Much of the country experienced a mild winter, resulting in a surplus of crude oil. As gas prices have risen, Americans are driving less, and with more efficient cars on the road, gas consumption has dropped.

Speculation and jitters over the possibility of Iran blockading the Strait of Hormuz have pushed up the cost of crude, but stock market pressure and heightened tension in the Mideast doesn't come close to explaining the price rise at the pump.

On Feb. 12, Saudi Arabia promised increased production to match the shortfall caused by Iranian oil being withheld from the world market.

Their pledge did little to slow down the rate of growth in gas prices, even though for now and the near future, oil supply will remain stable. Increased supply and reduced demand should drive prices downward. But they have not.

If supply and demand aren't responsible for the $60 shock we get every time we fuel up the car, what is? Meet the American Petroleum Institute, lobbyists for Big Oil. In the last 20 years, API has contributed almost $1 billion to political campaigns, 80 to 90 percent of which went to Republican candidates.

This year, the API will take full advantage of the moronic Supreme Court Citizens United ruling, adding direct campaign contributions to the $7 million it spent last year to preserve tax loopholes for Big Oil. Their publicist was quoted as saying, "at the end of the day, our mission is trying to influence the policy debate."

The API has opposed every safety and environmental protection regulation affecting oil production ever to come out of Congress. It opposes all attempts to shrink the billions of dollars in tax breaks that Big Oil receives - this in the face of unprecedented profits the petroleum industry made last year, gouging you and me at the gas pump. And heaven help you if you heat your home with oil, as many of us in Carroll County do.

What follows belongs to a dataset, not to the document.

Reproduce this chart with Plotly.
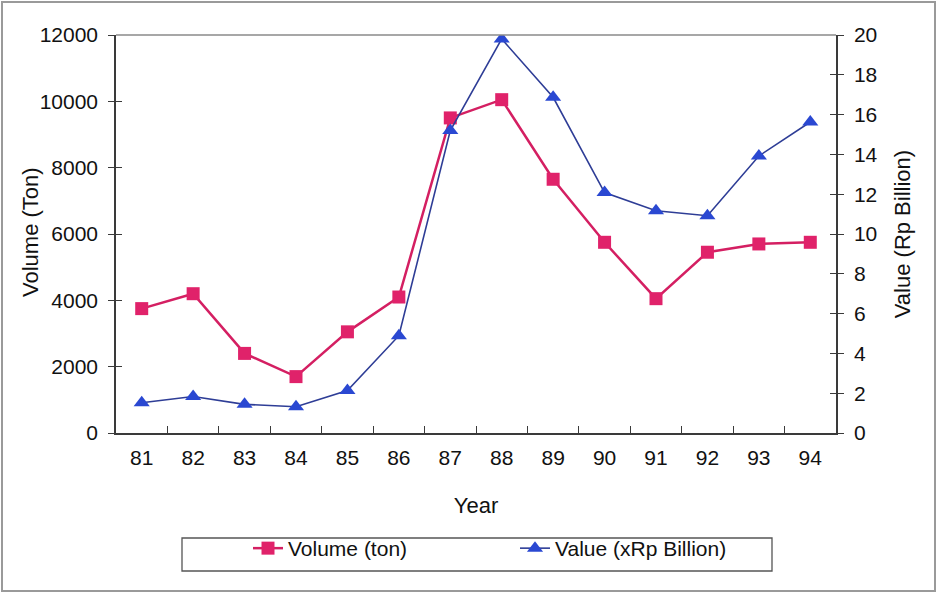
import plotly.graph_objects as go

# Annual production: volume (ton) and value (billion Rupiah), 1981-1994
years = ["81", "82", "83", "84", "85", "86", "87", "88", "89", "90", "91", "92", "93", "94"]
volume_ton = [3750, 4200, 2400, 1700, 3050, 4100, 9500, 10050, 7650, 5750, 4050, 5450, 5700, 5750]
value_rp_billion = [1.52, 1.83, 1.44, 1.32, 2.13, 4.89, 15.2, 19.8, 16.87, 12.08, 11.17, 10.92, 13.92, 15.63]

vol_ticks = [0, 2000, 4000, 6000, 8000, 10000, 12000]
val_ticks = [0, 2, 4, 6, 8, 10, 12, 14, 16, 18, 20]

FONT = "Liberation Sans, Arial, sans-serif"
AXIS = "#3a3a3a"
PINK = "#E0226A"
PINK_LINE = "#D41F62"
BLUE = "#2A48D2"
BLUE_LINE = "#2E3D96"

W, H = 938, 594
L, R, T, B = 116, 102, 35, 161
pw, ph = W - L - R, H - T - B


def px(x):
    return (x - L) / pw


def py(y):
    return (H - B - y) / ph


fig = go.Figure()

fig.add_trace(go.Scatter(
    x=years, y=volume_ton, name="Volume (ton)", mode="lines+markers",
    line=dict(color=PINK_LINE, width=2.5),
    marker=dict(symbol="square", size=13, color=PINK),
    yaxis="y",
))
fig.add_trace(go.Scatter(
    x=years, y=value_rp_billion, name="Value (xRp Billion)", mode="lines+markers",
    line=dict(color=BLUE_LINE, width=1.6),
    marker=dict(symbol="triangle-up", size=14, color=BLUE),
    yaxis="y2",
))

tick_font = dict(family=FONT, size=21, color="#111")
title_font = dict(family=FONT, size=22, color="#111")

fig.update_layout(
    width=W, height=H,
    margin=dict(l=L, r=R, t=T, b=B),
    paper_bgcolor="white", plot_bgcolor="white",
    font=dict(family=FONT, color="#111"),
    xaxis=dict(
        type="category", range=[-0.5, 13.5],
        showline=True, linecolor=AXIS, linewidth=1.5,
        ticks="inside", ticklen=7, tickwidth=1.2, tickcolor=AXIS,
        tickson="boundaries", showgrid=False, zeroline=False,
        tickfont=tick_font, ticklabelstandoff=5,
        title=dict(text="Year", font=title_font, standoff=30),
    ),
    yaxis=dict(
        range=[0, 12000], tickvals=vol_ticks, tickformat="d",
        showline=True, linecolor=AXIS, linewidth=1.5,
        ticks="outside", ticklen=6, tickwidth=1.2, tickcolor=AXIS,
        showgrid=False, zeroline=False,
        tickfont=tick_font, ticklabelstandoff=6,
    ),
    yaxis2=dict(
        range=[0, 20], tickvals=val_ticks, overlaying="y", side="right",
        showline=True, linecolor=AXIS, linewidth=1.5,
        ticks="outside", ticklen=6, tickwidth=1.2, tickcolor=AXIS,
        showgrid=False, zeroline=False,
        tickfont=tick_font, ticklabelstandoff=6,
        title=dict(text="Value (Rp Billion)", font=title_font, standoff=18),
    ),
    # inner halves of the crossing tick marks
    yaxis3=dict(
        range=[0, 12000], tickvals=vol_ticks, overlaying="y", side="left",
        ticks="inside", ticklen=6, tickwidth=1.2, tickcolor=AXIS,
        showticklabels=False, showline=False, showgrid=False, zeroline=False,
    ),
    yaxis4=dict(
        range=[0, 20], tickvals=val_ticks, overlaying="y", side="right",
        ticks="inside", ticklen=6, tickwidth=1.2, tickcolor=AXIS,
        showticklabels=False, showline=False, showgrid=False, zeroline=False,
    ),
    legend=dict(
        orientation="h", x=px(248), xanchor="left", y=py(528), yanchor="top",
        font=dict(family=FONT, size=21, color="#111"),
        entrywidth=222, entrywidthmode="pixels",
        bgcolor="rgba(0,0,0,0)", borderwidth=0,
    ),
    showlegend=True,
)

# left axis title, placed close to the tick labels
fig.add_annotation(
    text="Volume (Ton)", textangle=-90, font=title_font, showarrow=False,
    xref="paper", yref="paper", x=px(30), y=py(232), xanchor="center", yanchor="middle",
)

# placeholder traces so the inner-tick axes are drawn
fig.add_trace(go.Scatter(x=[years[0]], y=[None], yaxis="y3", showlegend=False, hoverinfo="skip"))
fig.add_trace(go.Scatter(x=[years[0]], y=[None], yaxis="y4", showlegend=False, hoverinfo="skip"))

shapes = [
    # top line of the plot area at 12000
    dict(type="line", xref="paper", yref="paper", x0=0, x1=1, y0=1, y1=1,
         line=dict(color="#8a8a8a", width=1.5)),
    # legend frame
    dict(type="rect", xref="paper", yref="paper",
         x0=px(182), x1=px(772), y0=py(538), y1=py(571),
         line=dict(color="#555", width=1.3), fillcolor="rgba(0,0,0,0)"),
    # outer chart frame
    dict(type="rect", xref="paper", yref="paper",
         x0=px(2), x1=px(935), y0=py(2), y1=py(591),
         line=dict(color="#9a9a9a", width=2), fillcolor="rgba(0,0,0,0)"),
]
fig.update_layout(shapes=shapes)

fig.write_html("out.html")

Last month, U.S. Rep. Ed Markey proposed legislation requiring oil coming into the United States through the proposed Keystone Oil pipeline to be sold in the United States.

But reducing our dependence on foreign oil by keeping gas refined in America here in America is too anti-American for the API, whose spokesman said, "Any effort to restrict market forces on commodities like oil and natural gas is a North Korean-style model of economics." Big Oil would rather increase its profit margin by selling it to China. If anything like supply and demand is operating to increase gas prices, it's foreign bidders looking for a bargain at our expense.

The Keystone Pipeline project is one of Big Oil's favorites. Before President Obama made his decision on it, API president Jack Gerard threatened us all, saying "the consequences will be significant" if Obama doesn't approve it. Curiously, the price began its rise one day after Obama decided that Keystone was not in the best interests of the country.

The API blames taxes for the high cost of gas. But federal gas taxes have been 18.4 cents/gallon since before 2009.

You don't need a Ph.D. to connect the dots: the API promises political consequences, Obama decides in favor of the American public and against Big Oil, and by remarkable coincidence, prices shoot up as the API blames Obama.

As my brother aptly put it, oil producers have updated the law of supply and demand: they demand more profits and we supply them.